Maior exportadora do Brasil de calçados fecha as portas
Brasília (29 de maio) – A maior e uma das mais tradicionais exportadoras de calçados do país, a Reichert Calçados, com sede em Campo Bom (RS), região metropolitana de Porto Alegre, não resistiu à desvalorização do dólar e decidiu fechar as portas. A empresa, fundada em 1935, destina 100% da produção para o mercado externo, principalmente Estados Unidos, mas deve desativar suas 20 unidades industriais em pelo menos onze municípios do Rio Grande do Sul até o fim de julho ou agosto, o que significará a demissão de 4 mil trabalhadores.
A informação, publicada pelo jornal “NH“, de Novo Hamburgo, centro do pólo calçadista do Estado, foi confirmada pela Reichert mas os diretores não quiseram comentar o assunto. Apenas a agropecuária Campo Bom, com fazendas em Mato Grosso do Sul e Goiás, seguirá em operação.
“Estamos parando toda a produção de calçados“, disse o diretor da Reichert, Ernani Reuter, ao “NH“. “A decisão de parar a fabricação de calçados está tomada“, confirmou o presidente do Sindicato dos Trabalhadores nas Indústrias de Calçados da cidade de Teotônia, Roberto Müller, depois de participar de uma reunião com representantes da unidade local da empresa.
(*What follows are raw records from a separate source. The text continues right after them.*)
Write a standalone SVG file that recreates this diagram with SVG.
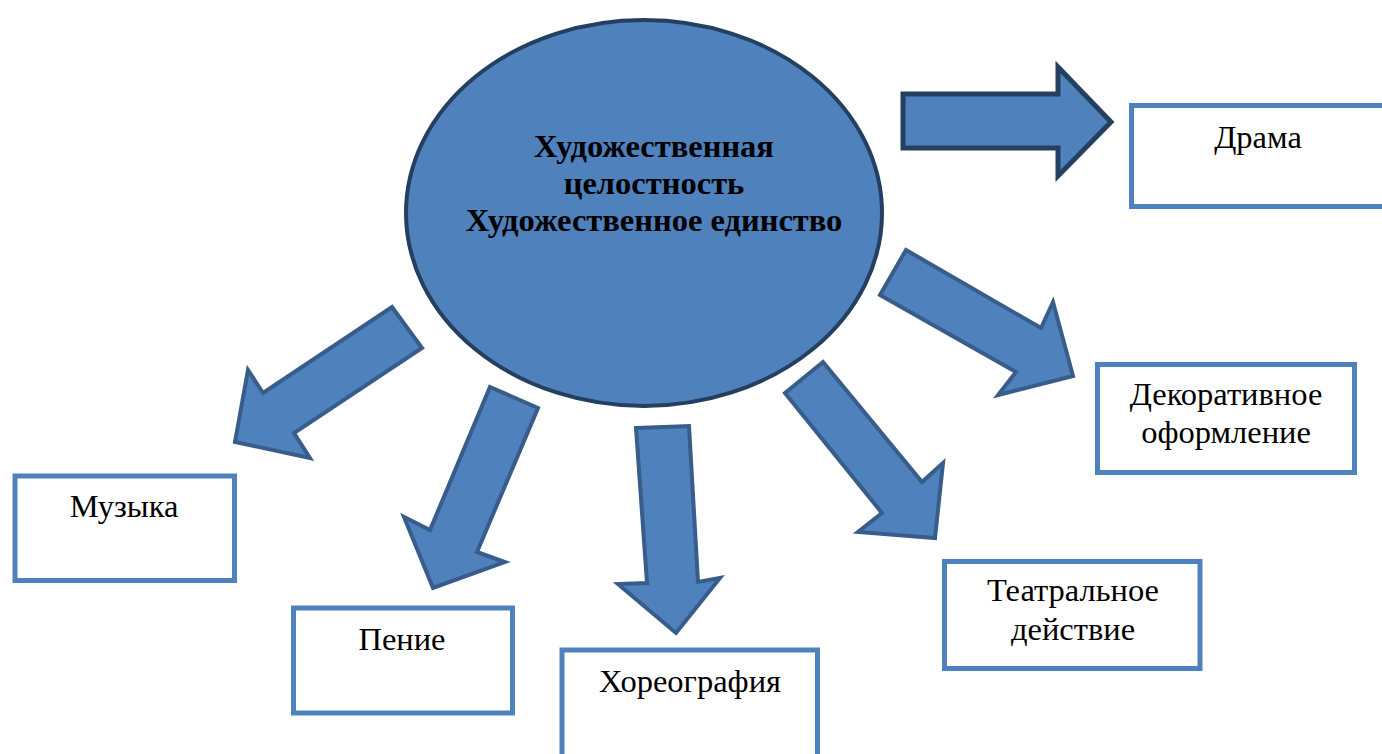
<svg xmlns="http://www.w3.org/2000/svg" width="1382" height="754" viewBox="0 0 1382 754">
<style>
.box{fill:#ffffff;stroke:#4f81bd;stroke-width:5}
.arr{fill:#4f81bd;stroke:#385d8a;stroke-width:4;stroke-linejoin:miter}
.arrd{fill:#4f81bd;stroke:#243f60;stroke-width:5;stroke-linejoin:miter}
.lbl{font-family:"Liberation Serif","Times New Roman",serif;font-size:32.5px;fill:#000;text-anchor:middle}
.ttl{font-family:"Liberation Serif","Times New Roman",serif;font-size:32.5px;font-weight:bold;fill:#000;text-anchor:middle}
</style>
<rect width="1382" height="754" fill="#ffffff"/>
<g id="connectors">
<polygon class="arrd" points="903,94 1058,94 1058,67 1111,122 1058,176 1058,148 903,148"/>
<polygon class="arr" points="906,250 1041,328 1053,302 1073,376 998,395 1016,372 880,295"/>
<polygon class="arr" points="392,307 422,348 294,433 310,458 235,442 248,370 263,393"/>
<polygon class="arr" points="490,387 538,408 477,552 505,562 433,588 404,517 430,530"/>
<polygon class="arr" points="636,428 689,426 698,582 720,578 676,633 618,584 647,583"/>
<polygon class="arr" points="823,362 922,482 943,463 935,538 858,532 882,513 785,393"/>
</g>
<g id="center">
<ellipse cx="644" cy="213" rx="238" ry="193" fill="#4f81bd" stroke="#243f60" stroke-width="4"/>
<text class="ttl" x="654" y="157">Художественная</text>
<text class="ttl" x="654" y="194">целостность</text>
<text class="ttl" x="654" y="231">Художественное единство</text>
</g>
<g id="drama">
<rect class="box" x="1131.5" y="105.5" width="260" height="101"/>
<text class="lbl" x="1258" y="148">Драма</text>
</g>
<g id="decor">
<rect class="box" x="1097.5" y="364.5" width="257" height="108"/>
<text class="lbl" x="1226" y="405">Декоративное</text>
<text class="lbl" x="1226" y="443">оформление</text>
</g>
<g id="music">
<rect class="box" x="15" y="476" width="219.5" height="104.5"/>
<text class="lbl" x="124" y="517">Музыка</text>
</g>
<g id="singing">
<rect class="box" x="293.5" y="608" width="219" height="105"/>
<text class="lbl" x="402" y="650">Пение</text>
</g>
<g id="choreo">
<rect class="box" x="562" y="650" width="255.5" height="120"/>
<text class="lbl" x="690" y="692">Хореография</text>
</g>
<g id="theatre">
<rect class="box" x="944.5" y="561.5" width="255.5" height="107"/>
<text class="lbl" x="1073" y="601">Театральное</text>
<text class="lbl" x="1073" y="640">действие</text>
</g>
</svg>
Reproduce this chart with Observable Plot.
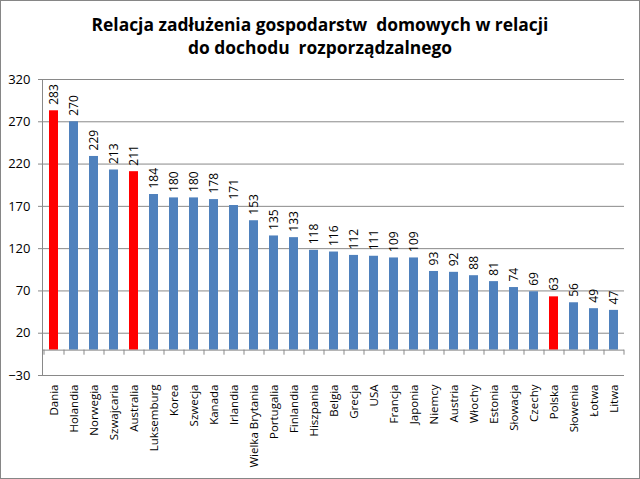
<!DOCTYPE html>
<html>
<head>
<meta charset="utf-8">
<script src="https://cdn.jsdelivr.net/npm/d3@7"></script>
<script src="https://cdn.jsdelivr.net/npm/@observablehq/plot@0.6"></script>
<style>
  html, body { margin: 0; padding: 0; background: #fff; }
  #wrap { width: 640px; height: 479px; box-sizing: border-box; border: 1px solid #868686; background: #fff; overflow: hidden; }
  #title { height: 60px; box-sizing: border-box; padding-top: 12px; text-align: center; font-family: "Open Sans", sans-serif; font-weight: bold; font-size: 17.4px; line-height: 23px; color: #000; white-space: pre; }
  svg { display: block; }
</style>
</head>
<body>
<div id="wrap">
  <div id="title">Relacja zadłużenia gospodarstw  domowych w relacji
do dochodu  rozporządzalnego</div>
  <div id="chart"></div>
</div>
<script>
const countries = ["Dania","Holandia","Norwegia","Szwajcaria","Australia","Luksemburg","Korea","Szwecja","Kanada","Irlandia","Wielka Brytania","Portugalia","Finlandia","Hiszpania","Belgia","Grecja","USA","Francja","Japonia","Niemcy","Austria","Włochy","Estonia","Słowacja","Czechy","Polska","Słowenia","Łotwa","Litwa"];
const values = [283,270,229,213,211,184,180,180,178,171,153,135,133,118,116,112,111,109,109,93,92,88,81,74,69,63,56,49,47];
const highlighted = ["Dania","Australia","Polska"];
const yTicks = [-30,20,70,120,170,220,270,320];

const data = countries.map((c, i) => ({country: c, value: values[i], hi: highlighted.includes(c)}));
const grid = "#898989";

const chart = Plot.plot({
  width: 638,
  height: 417,
  marginLeft: 41,
  marginRight: 15,
  marginTop: 18,
  marginBottom: 103,
  style: {fontFamily: "'Open Sans', sans-serif", background: "#fff", color: "#000"},
  x: {domain: countries, paddingInner: 0.55, paddingOuter: 0.275, axis: null},
  y: {domain: [-30, 320], axis: null},
  marks: [
    Plot.ruleY(yTicks, {stroke: grid, strokeWidth: 1, insetLeft: -4}),
    Plot.axisY({ticks: yTicks, tickSize: 0, tickPadding: 12, fontSize: 13, label: null, fill: "#000"}),
    Plot.frame({anchor: "left", stroke: grid}),
    Plot.barY(data, {x: "country", y1: 0, y2: "value", fill: d => d.hi ? "#FF0000" : "#4F81BD"}),
    Plot.ruleY([0], {stroke: grid}),
    Plot.ruleX(data, {x: "country", y1: 0, y2: -6, dx: -10, stroke: grid}),
    Plot.ruleX([countries[countries.length - 1]], {x: d => d, y1: 0, y2: -6, dx: 10, stroke: grid}),
    Plot.text(data, {x: "country", y: "value", text: d => String(d.value), rotate: -90, textAnchor: "start", dy: -6, fontSize: 12, fill: "#000"}),
    Plot.text(data, {x: "country", y: -30, text: "country", rotate: -90, textAnchor: "end", dy: 9, fontSize: 11.5, fill: "#000"})
  ]
});
document.getElementById("chart").appendChild(chart);
</script>
</body>
</html>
Para o diretor executivo da Associação Brasileira das Indústrias de Calçados (Abicalçados), Rogério Dreyer, o fechamento da Reichert prova que a crise provocada pela valorização do real ante o dólar “passou dos limites“. “Outras empresas já haviam fechado, mas eram de pequeno e médio porte“, comentou. A estimativa da Abicalçados é de 30 mil demissões de uma base de 300 mil trabalhadores do setor em todo o país desde 2005. “A situação é mais do que conhecida pelo governo federal e infelizmente não há nenhuma mudança na política cambial“, diz o diretor executivo do Sindicato das Indústrias de Calçados de Campo Bom, Gilfredo Heckler. O diretor do sindicato dos trabalhadores de Campo Bom, Júlio da Luz, disse que a Reichert se recusava a discutir a crise com os operários. Segundo ele, a recusa ao diálogo foi assim explicada pela diretora de RH da empresa: “ Vocês vão fazer subir o câmbio? Se não vão, não adianta nada nos reunirmos“.
Já o prefeito de Campo Bom, Giovani Batista Felter (PMDB) é enfático. “É um nocaute aplicado pela política cambial. Já vínhamos advertindo sobre a crise há dois ou três anos. Mas faltou sensibilidade em Brasília para uma indústria empregadora intensiva de mão de obra. Não estou preocupado com queda na arrecadação, pois os exportadores não pagam ICMS, mas sim com a crise social“.
Os calçados femininos da Reichert são vendidos no mercado internacional com a marca dos importadores. No ano passado os embarques somaram US$ 85,1 milhões, 15,6% a mais do que em 2005. O montante corresponde a 4,6% das exportações brasileiras do setor e a 6,8% das vendas externas de calçados do Rio Grande do Sul no período.
Não consta que a Reichert tenha atrasado salários em sua história e agora ela garantiu o pagamento integral dos direitos dos funcionários. A produção será mantida somente até que seja concluída a entrega dos últimos pedidos em carteira, o que deve ocorrer em julho. Em Campo Bom, onde fica a matriz, há 850 empregados. Segundo Juarez Flor, tesoureiro do sindicato, os problemas da Reichert eram conhecidos, “mas a surpresa está no rápido desfecho da crise“. Há três semanas, quando o prefeito de Campo Bom decidiu antecipar para o dia 14 de maio o feriado municipal de Corpus Christie, a Reichert acertou com os empregados que este seria um dia de trabalho, a ser compensado mais para o fim do ano. “Com isso, pensávamos que estava cheia de encomendas“, disse Flor.
A Reichert já anunciou ao sindicato de Campo Bom que até 4 de junho – um mês antes da data base para o dissídio coletivo da categoria – haverá a demissão de 75 pessoas das suas duas áreas de modelagem. O sindicato ignorava a intenção de a empresa demitir também na Formas Reichert e no Curtume Reichert. Campo Bom tem 52 mil habitantes e nove mil trabalhadores na sua indústria de calçados.